### Task prompt
Up to and including the line with "return (H - B - y) / PH", write out the listing from its first line, minus the pictures.

### Recorded information
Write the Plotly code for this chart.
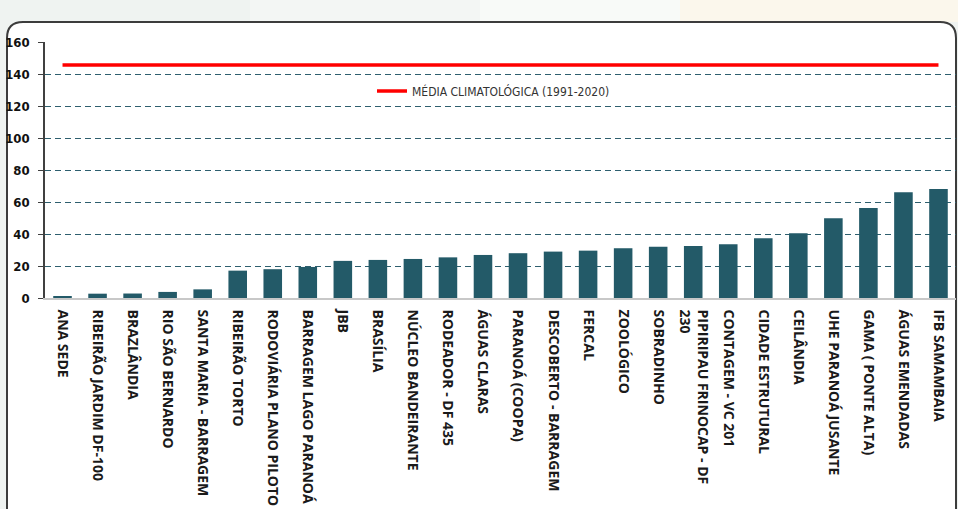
import plotly.graph_objects as go

estacoes = [
    "ANA SEDE", "RIBEIRÃO JARDIM DF-100", "BRAZLÂNDIA", "RIO SÃO BERNARDO",
    "SANTA MARIA - BARRAGEM", "RIBEIRÃO TORTO", "RODOVIÁRIA PLANO PILOTO",
    "BARRAGEM LAGO PARANOÁ", "JBB", "BRASÍLIA", "NÚCLEO BANDEIRANTE",
    "RODEADOR - DF 435", "ÁGUAS CLARAS", "PARANOÁ (COOPA)", "DESCOBERTO - BARRAGEM",
    "FERCAL", "ZOOLÓGICO", "SOBRADINHO", "PIPIRIPAU FRINOCAP - DF<br>230",
    "CONTAGEM - VC 201", "CIDADE ESTRUTURAL", "CEILÂNDIA", "UHE PARANOÁ JUSANTE",
    "GAMA ( PONTE ALTA)", "ÁGUAS EMENDADAS", "IFB SAMAMBAIA",
]
precipitacao = [
    1.2, 2.7, 2.8, 3.8, 5.4, 17.1, 18.0, 19.4, 23.2, 23.8, 24.4, 25.4, 26.9,
    28.0, 29.0, 29.6, 31.1, 32.1, 32.5, 33.6, 37.3, 40.4, 49.9, 56.2, 66.1, 68.2,
]
media_climatologica = 145.7
y_ticks = [0, 20, 40, 60, 80, 100, 120, 140, 160]

W, H = 958, 509
L, R, T, B = 45, 2, 42, 211
PW = W - L - R
PH = H - T - B


def px(x):
    return (x - L) / PW


def py(y):
    return (H - B - y) / PH


fig = go.Figure()
fig.add_trace(go.Bar(
    x=estacoes, y=precipitacao, marker=dict(color="#235a68", line=dict(width=0)),
    showlegend=False, hoverinfo="x+y",
))
fig.add_trace(go.Scatter(
    x=estacoes, y=[media_climatologica] * len(estacoes), mode="lines",
    line=dict(color="#ff0000", width=3.5), name="MÉDIA CLIMATOLÓGICA (1991-2020)",
))

r = 16
frame = (
    f"M {px(7)},{py(530)} L {px(7)},{py(22 + r)} Q {px(7)},{py(22)} {px(7 + r)},{py(22)} "
    f"L {px(956 - r)},{py(22)} Q {px(956)},{py(22)} {px(956)},{py(22 + r)} L {px(956)},{py(530)} Z"
)
shapes = [
    dict(type="rect", xref="paper", yref="paper", x0=px(250), x1=px(480), y0=py(0), y1=py(22),
         fillcolor="#f3f6f4", line=dict(width=0), layer="below"),
    dict(type="rect", xref="paper", yref="paper", x0=px(480), x1=px(680), y0=py(0), y1=py(22),
         fillcolor="#f8faf8", line=dict(width=0), layer="below"),
    dict(type="rect", xref="paper", yref="paper", x0=px(680), x1=px(960), y0=py(0), y1=py(22),
         fillcolor="#fbf7ec", line=dict(width=0), layer="below"),
    dict(type="path", xref="paper", yref="paper", path=frame, fillcolor="#ffffff",
         line=dict(color="#3c3c3c", width=2), layer="below"),
]

fig.update_layout(
    width=W, height=H,
    margin=dict(l=L, r=R, t=T, b=B, autoexpand=False),
    paper_bgcolor="#eff3f1", plot_bgcolor="rgba(0,0,0,0)",
    bargap=0.47,
    shapes=shapes,
    showlegend=True,
    legend=dict(x=px(372), y=py(91), xanchor="left", yanchor="middle",
                bgcolor="rgba(0,0,0,0)",
                font=dict(family="DejaVu Sans Condensed, sans-serif",
                          size=12, color="#333333")),
    xaxis=dict(
        type="category", automargin=False, showgrid=False, tickangle=90,
        showline=True, linecolor="#c8c8c8", linewidth=1.5, ticks="",
        ticklabelstandoff=7,
        tickfont=dict(family="Open Sans, sans-serif", size=14, color="#1a1a1a", weight="bold"),
    ),
    yaxis=dict(
        range=[0, 160], tickvals=y_ticks, automargin=False,
        showgrid=True, gridcolor="#2e5f6e", gridwidth=1.3, griddash="6px,4px",
        showline=True, linecolor="#404040", linewidth=1.5,
        ticks="outside", ticklen=5, tickcolor="#404040", tickwidth=1.2,
        ticklabelstandoff=6, zeroline=False,
        tickfont=dict(family="DejaVu Sans Condensed, sans-serif",
                      size=13, color="#111111", weight="bold"),
    ),
)

fig.write_html("out.html", config={"displayModeBar": False},
               post_script="document.body.style.margin='0px';")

### Answer
Write the Plotly code for this chart.
import plotly.graph_objects as go

estacoes = [
    "ANA SEDE", "RIBEIRÃO JARDIM DF-100", "BRAZLÂNDIA", "RIO SÃO BERNARDO",
    "SANTA MARIA - BARRAGEM", "RIBEIRÃO TORTO", "RODOVIÁRIA PLANO PILOTO",
    "BARRAGEM LAGO PARANOÁ", "JBB", "BRASÍLIA", "NÚCLEO BANDEIRANTE",
    "RODEADOR - DF 435", "ÁGUAS CLARAS", "PARANOÁ (COOPA)", "DESCOBERTO - BARRAGEM",
    "FERCAL", "ZOOLÓGICO", "SOBRADINHO", "PIPIRIPAU FRINOCAP - DF<br>230",
    "CONTAGEM - VC 201", "CIDADE ESTRUTURAL", "CEILÂNDIA", "UHE PARANOÁ JUSANTE",
    "GAMA ( PONTE ALTA)", "ÁGUAS EMENDADAS", "IFB SAMAMBAIA",
]
precipitacao = [
    1.2, 2.7, 2.8, 3.8, 5.4, 17.1, 18.0, 19.4, 23.2, 23.8, 24.4, 25.4, 26.9,
    28.0, 29.0, 29.6, 31.1, 32.1, 32.5, 33.6, 37.3, 40.4, 49.9, 56.2, 66.1, 68.2,
]
media_climatologica = 145.7
y_ticks = [0, 20, 40, 60, 80, 100, 120, 140, 160]

W, H = 958, 509
L, R, T, B = 45, 2, 42, 211
PW = W - L - R
PH = H - T - B


def px(x):
    return (x - L) / PW


def py(y):
    return (H - B - y) / PH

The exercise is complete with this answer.